The predilection of Alexander for Louisa of Baden was responded to by that lovely princess. The grand duke at that time was a charming young man, full of benevolence and candor, with the best temper in the world, and the young German did not attempt to disguise her tenderness for him. Catharine, in announcing to them that they were destined for each other, believed she was rendering them perfectly happy.

The behavior of the bride was admirably adapted to the circumstances in which she was placed. She acquired the Russian language with grace and facility, and accepted a new name with the tenets of the Greek religion. She received those of Elizabeth Alexiowena, the same borne by the imperial daughter of Peter the Great.

Notwithstanding the fortunate presages of the Empress Catharine, this early marriage was not one of happiness. The inconstancy of Alexander, indeed, withered the nuptial garland while yet green on the brow of the bride, and made it for her a crown of thorns.

The tragedy that elevated Alexander to the throne, restored to the devoted wife the wandering affections of her husband. His profound grief made her sympathy necessary to him, and the young empress, almost a stranger to Paul, wept for him like a true daughter. The secret tears of Alexander were shed at night on the bosom of his consort, whose tender concern for him consoled him for the restraint he imposed upon his feelings during the day.
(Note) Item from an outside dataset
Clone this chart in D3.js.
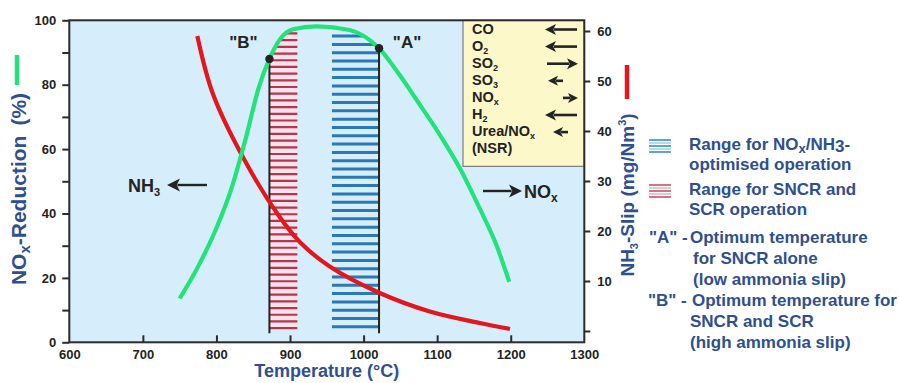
<!DOCTYPE html>
<html>
<head>
<meta charset="utf-8">
<script src="https://cdn.jsdelivr.net/npm/d3@7"></script>
<style>
  body { margin: 0; background: #fff; }
  svg text { font-family: "Liberation Sans", Arial, sans-serif; font-weight: bold; }
</style>
</head>
<body>
<svg id="chart" width="899" height="383"></svg>
<script>
// Axis ticks.
const tempTicks = [600, 700, 800, 900, 1000, 1100, 1200, 1300];
const reductionTicks = [0, 10, 20, 30, 40, 50, 60, 70, 80, 90, 100];
const slipTicks = [0, 10, 20, 30, 40, 50, 60];

// NOx reduction (%) against temperature, green curve.
const greenTemp = [750, 775, 800, 820, 840, 858, 872, 886, 904, 936, 981, 1021, 1049, 1077, 1104, 1131, 1158, 1180, 1198];
const greenReduction = [13.6, 23.5, 35.5, 47.5, 63.5, 79.5, 88, 94, 97.2, 98.1, 97, 91.3, 83, 73.6, 64.3, 54, 41.5, 30.5, 18.8];

// NH3 slip (mg/Nm3) against temperature, red curve.
const redTemp = [774, 795, 837, 885, 914, 954, 1022, 1090, 1158, 1199];
const redSlip = [59, 47.5, 34.5, 23, 17.7, 12.9, 7.6, 3.9, 1.6, 0.4];

// Operating windows and optimum points.
const sncrScrRange = [872, 910];
const optimisedRange = [957, 1021];
const points = [
  { name: '"B"', temp: 872, value: 88 },
  { name: '"A"', temp: 1021, value: 91.3 },
];

// Influence box: species, subscript, effect (-2 strong left ... +2 strong right).
const species = ["CO", "O", "SO", "SO", "NO", "H", "Urea/NO", "(NSR)"];
const speciesSub = ["", "2", "2", "3", "x", "2", "x", ""];
const speciesEffect = [-2, -2, 2, -1, 1, -2, -1, 0];

// Rendering variables.
const svg = d3.select("#chart");
const blue = "#2f4f8e";
const green = "#22e27a";
const red = "#e3161d";
const ink = "#232323";

const x = d3.scaleLinear().domain([600, 1300]).range([69.3, 584.3]);
const yL = d3.scaleLinear().domain([0, 100]).range([342.3, 20.3]);
const yR = d3.scaleLinear().domain([0, 60]).range([331, 31]);

// Draws a line with a filled head at (x2, y).
function arrow(g, x1, x2, y, head, width) {
  const dir = Math.sign(x2 - x1);
  g.append("line")
    .attr("x1", x1).attr("x2", x2 - dir * head * 0.8)
    .attr("y1", y).attr("y2", y)
    .attr("stroke", ink).attr("stroke-width", width);
  g.append("path")
    .attr("d", `M${x2},${y} L${x2 - dir * head},${y - head * 0.5} L${x2 - dir * head * 0.75},${y} L${x2 - dir * head},${y + head * 0.5} Z`)
    .attr("fill", ink);
}

// Plot background.
svg.append("rect")
  .attr("x", x(600)).attr("y", yL(100))
  .attr("width", x(1300) - x(600)).attr("height", yL(0) - yL(100))
  .attr("fill", "#d6edfb");

// Influence box.
const box = svg.append("g");
box.append("rect")
  .attr("x", 463).attr("y", yL(100))
  .attr("width", x(1300) - 463).attr("height", 146)
  .attr("fill", "#fdf8c9").attr("stroke", "#666").attr("stroke-width", 1);

species.forEach((s, i) => {
  const y = 33.5 + i * 17.1;
  const t = box.append("text").attr("x", 472).attr("y", y)
    .attr("font-size", 14.5).attr("fill", ink).text(s);
  if (speciesSub[i]) {
    t.append("tspan").attr("font-size", 9).attr("dy", 3).text(speciesSub[i]);
  }
  const e = speciesEffect[i];
  if (e === -2) arrow(box, 577, 545, y - 4, 11, 2.6);
  if (e === 2) arrow(box, 547, 578, y - 4, 11, 2.6);
  if (e === -1) arrow(box, i === 6 ? 568 : 563, i === 6 ? 553 : 548, y - 4, 10, 2.6);
  if (e === 1) arrow(box, 563, 578, y - 4, 10, 2.6);
});

// Clip for the hatching: area under the green curve.
const greenData = greenTemp.map((t, i) => ({ t, v: greenReduction[i] }));
const redData = redTemp.map((t, i) => ({ t, v: redSlip[i] }));

svg.append("clipPath").attr("id", "under")
  .append("path")
  .attr("d", d3.area()
    .x((d) => x(d.t))
    .y0(yL(0))
    .y1((d) => yL(d.v))
    .curve(d3.curveMonotoneX)(greenData));

const hatch = svg.append("g").attr("clip-path", "url(#under)");

hatch.append("rect")
  .attr("x", x(sncrScrRange[0])).attr("width", x(sncrScrRange[1]) - x(sncrScrRange[0]))
  .attr("y", yL(100)).attr("height", yL(4) - yL(100))
  .attr("fill", "#f5e4ec");

hatch.selectAll("line.red")
  .data(d3.range(4.4, 100, 2.08))
  .join("line")
  .attr("class", "red")
  .attr("x1", x(sncrScrRange[0])).attr("x2", x(sncrScrRange[1]))
  .attr("y1", (d) => yL(d)).attr("y2", (d) => yL(d))
  .attr("stroke", "#b8334e").attr("stroke-width", 2.2);

hatch.selectAll("line.blue")
  .data(d3.range(4.8, 100, 2.58))
  .join("line")
  .attr("class", "blue")
  .attr("x1", x(optimisedRange[0])).attr("x2", x(optimisedRange[1]))
  .attr("y1", (d) => yL(d)).attr("y2", (d) => yL(d))
  .attr("stroke", "#2a79b6").attr("stroke-width", 3);

// Optimum temperature lines.
svg.selectAll("line.opt")
  .data(points)
  .join("line")
  .attr("class", "opt")
  .attr("x1", (p) => x(p.temp)).attr("x2", (p) => x(p.temp))
  .attr("y1", yL(2.8)).attr("y2", (p) => yL(p.value))
  .attr("stroke", ink).attr("stroke-width", 2);

// Curves.
svg.append("path")
  .attr("d", d3.line().x((d) => x(d.t)).y((d) => yR(d.v)).curve(d3.curveCatmullRom.alpha(0.5))(redData))
  .attr("fill", "none").attr("stroke", red).attr("stroke-width", 4.2);

svg.append("path")
  .attr("d", d3.line().x((d) => x(d.t)).y((d) => yL(d.v)).curve(d3.curveMonotoneX)(greenData))
  .attr("fill", "none").attr("stroke", green).attr("stroke-width", 4.2);

svg.selectAll("circle.opt")
  .data(points)
  .join("circle")
  .attr("class", "opt")
  .attr("cx", (p) => x(p.temp)).attr("cy", (p) => yL(p.value))
  .attr("r", 4.2).attr("fill", ink);

svg.selectAll("text.opt")
  .data(points)
  .join("text")
  .attr("class", "opt")
  .attr("x", (p, i) => x(p.temp) + (i === 0 ? -26 : 28))
  .attr("y", 48)
  .attr("text-anchor", "middle")
  .attr("font-size", 17).attr("fill", ink)
  .text((p) => p.name);

// NH3 / NOx direction notes.
const nh3 = svg.append("text").attr("x", 128).attr("y", 192)
  .attr("font-size", 18).attr("fill", ink).text("NH");
nh3.append("tspan").attr("font-size", 11).attr("dy", 4).text("3");
arrow(svg, 207, 167, 185, 13, 2.4);

arrow(svg, 483, 522, 191, 13, 2.4);
const nox = svg.append("text").attr("x", 524).attr("y", 198)
  .attr("font-size", 18).attr("fill", ink).text("NO");
nox.append("tspan").attr("font-size", 12).attr("dy", 4).text("x");

// Plot frame.
svg.append("rect")
  .attr("x", x(600)).attr("y", yL(100))
  .attr("width", x(1300) - x(600)).attr("height", yL(0) - yL(100))
  .attr("fill", "none").attr("stroke", "#2b2b2b").attr("stroke-width", 2);

// Axes.
function styleAxis(g, size) {
  g.select(".domain").remove();
  g.attr("font-size", size);
  g.selectAll(".tick line").attr("stroke", "#2b2b2b").attr("stroke-width", 2);
  g.selectAll(".tick text").attr("fill", ink);
}

svg.append("g")
  .attr("transform", `translate(0,${yL(0)})`)
  .call(d3.axisBottom(x).tickValues(tempTicks).tickSize(-7).tickPadding(7).tickFormat(d3.format("d")))
  .call((g) => styleAxis(g, 13))
  .call((g) => g.selectAll(".tick line").filter((d) => d === 600 || d === 1300).remove());

svg.append("g")
  .attr("transform", `translate(${x(600)},0)`)
  .call(d3.axisLeft(yL).tickValues(reductionTicks).tickSize(7).tickPadding(6)
    .tickFormat((d) => (d % 20 === 0 ? d : "")))
  .call((g) => styleAxis(g, 13));

svg.append("g")
  .attr("transform", `translate(${x(1300)},0)`)
  .call(d3.axisRight(yR).tickValues(slipTicks).tickSize(6).tickPadding(7)
    .tickFormat((d) => (d === 0 ? "" : d)))
  .call((g) => styleAxis(g, 13));

// Axis titles.
svg.append("text")
  .attr("x", (x(600) + x(1300)) / 2).attr("y", 377)
  .attr("text-anchor", "middle").attr("font-size", 18).attr("fill", blue)
  .text("Temperature (°C)");

const leftTitle = svg.append("text")
  .attr("transform", "translate(26,189) rotate(-90)")
  .attr("text-anchor", "middle").attr("font-size", 21).attr("fill", blue);
leftTitle.append("tspan").text("NO");
leftTitle.append("tspan").attr("font-size", 15).attr("dy", 4).text("x");
leftTitle.append("tspan").attr("dy", -4).text("-Reduction");
leftTitle.append("tspan").attr("dx", 10).text("(%)");

svg.append("line")
  .attr("x1", 17).attr("x2", 17).attr("y1", 55).attr("y2", 85)
  .attr("stroke", green).attr("stroke-width", 4.5);

const rightTitle = svg.append("text")
  .attr("transform", "translate(634,195) rotate(-90)")
  .attr("text-anchor", "middle").attr("font-size", 19).attr("fill", blue);
rightTitle.append("tspan").text("NH");
rightTitle.append("tspan").attr("font-size", 11).attr("dy", 4).text("3");
rightTitle.append("tspan").attr("dy", -4).text("-Slip (mg/Nm");
rightTitle.append("tspan").attr("font-size", 11).attr("dy", -8).text("3");
rightTitle.append("tspan").attr("dy", 8).text(")");

svg.append("line")
  .attr("x1", 627).attr("x2", 627).attr("y1", 65).attr("y2", 99)
  .attr("stroke", red).attr("stroke-width", 4.5);

// Legend on the right.
const legend = svg.append("g").attr("font-size", 17).attr("fill", blue);

function swatch(y, colors) {
  d3.range(5).forEach((k) => {
    legend.append("line")
      .attr("x1", 649).attr("x2", 671)
      .attr("y1", y + k * 3).attr("y2", y + k * 3)
      .attr("stroke", colors[k % 2]).attr("stroke-width", 1.6);
  });
}
swatch(140, ["#3a8fc0", "#9fd6e6"]);
swatch(185, ["#c2566b", "#eab8c4"]);

const l1 = legend.append("text").attr("x", 689).attr("y", 150).text("Range for NO");
l1.append("tspan").attr("font-size", 13).attr("dy", 3).text("x");
l1.append("tspan").attr("dy", -3).text("/NH");
l1.append("tspan").attr("dy", 2).text("3");
l1.append("tspan").attr("dy", -2).text("-");
legend.append("text").attr("x", 689).attr("y", 170).text("optimised operation");
legend.append("text").attr("x", 689).attr("y", 195).text("Range for SNCR and");
legend.append("text").attr("x", 689).attr("y", 215).text("SCR operation");

legend.append("text").attr("x", 649).attr("y", 243).text('"A" -');
legend.append("text").attr("x", 690).attr("y", 243).text("Optimum temperature");
legend.append("text").attr("x", 693).attr("y", 264).text("for SNCR alone");
legend.append("text").attr("x", 693).attr("y", 285).text("(low ammonia slip)");
legend.append("text").attr("x", 648).attr("y", 306).text('"B" -');
legend.append("text").attr("x", 692).attr("y", 306).text("Optimum temperature for");
legend.append("text").attr("x", 690).attr("y", 327).text("SNCR and SCR");
legend.append("text").attr("x", 690).attr("y", 348).text("(high ammonia slip)");
</script>
</body>
</html>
The regretful remembrance of Alexander for his father, outlasted the reviving affection he had during that dolorous period felt for his wife.

The empress, still a young woman, was an old spouse, and the emperor had inherited the passionate and inconstant temperament of Catharine. But, gracious and smiling as he always was with the ladies, or polite and friendly to the gentlemen, there crossed his brow from time to time a gloomy shadow, the mute but terrible memorial of that dreadful night, when he heard the death struggle of his father, and was conscious of his agony without the power to save him. His perpetual smile was the mask beneath which he disguised the anguish of his mind, and as he advanced in life, this profound melancholy threatened to deepen into malady. He did not yield, however, without maintaining a warfare with his remorse. He combated memory with action. His reforms, his long and laborious journeys, had but one aim. In the course of his reign, he is supposed to have traversed fifty thousand leagues. But, however rapidly he performed these journeys, he never deviated from the time he fixed for his setting off or return, even by an hour, and he undertook them without guards and without an escort. He, of course, met with many strange adventures, and was amused with rendering his personal assistance whenever he met with accidents or encountered difficulties by the wayside. In his journey to Finland in company with Prince Pierre Volkouski, the imperial carriage in traversing a sandy mountain rolled back, notwithstanding the efforts of the coachman, upon which the emperor jumped out, and literally lent his shoulder to the wheel, leaving his companion asleep.

The rough motion of the carriage disturbed the slumbers of the prince, who found himself at the bottom of the carriage and alone. He looked about him with astonishment, when he perceived the emperor, with his brow bedewed with perspiration, from the effects of his toil in assisting to drag him and the vehicle to the top of the mountain, the precise point at which he had awakened from his sleep.

At another time, while traversing Little Russia, while the horses were changing at a certain station, the emperor expressed his determination to travel on foot for a few miles, ordering his people not to hasten their arrangements, but to let him walk forward. Alone, with no mark of distinction, dressed in a military great-coat, that gave no clew to the rank of the wearer, the emperor traversed the town without attracting attention, till he arrived at two roads, and found himself obliged to inquire his way of an individual who was sitting before the door of the last house smoking a pipe. This personage, like the emperor wore a military great-coat, and by his pompous air seemed to entertain no small opinion of his own consequence.

"My friend, can you tell me which of these roads will bring me to ——?" asked the emperor.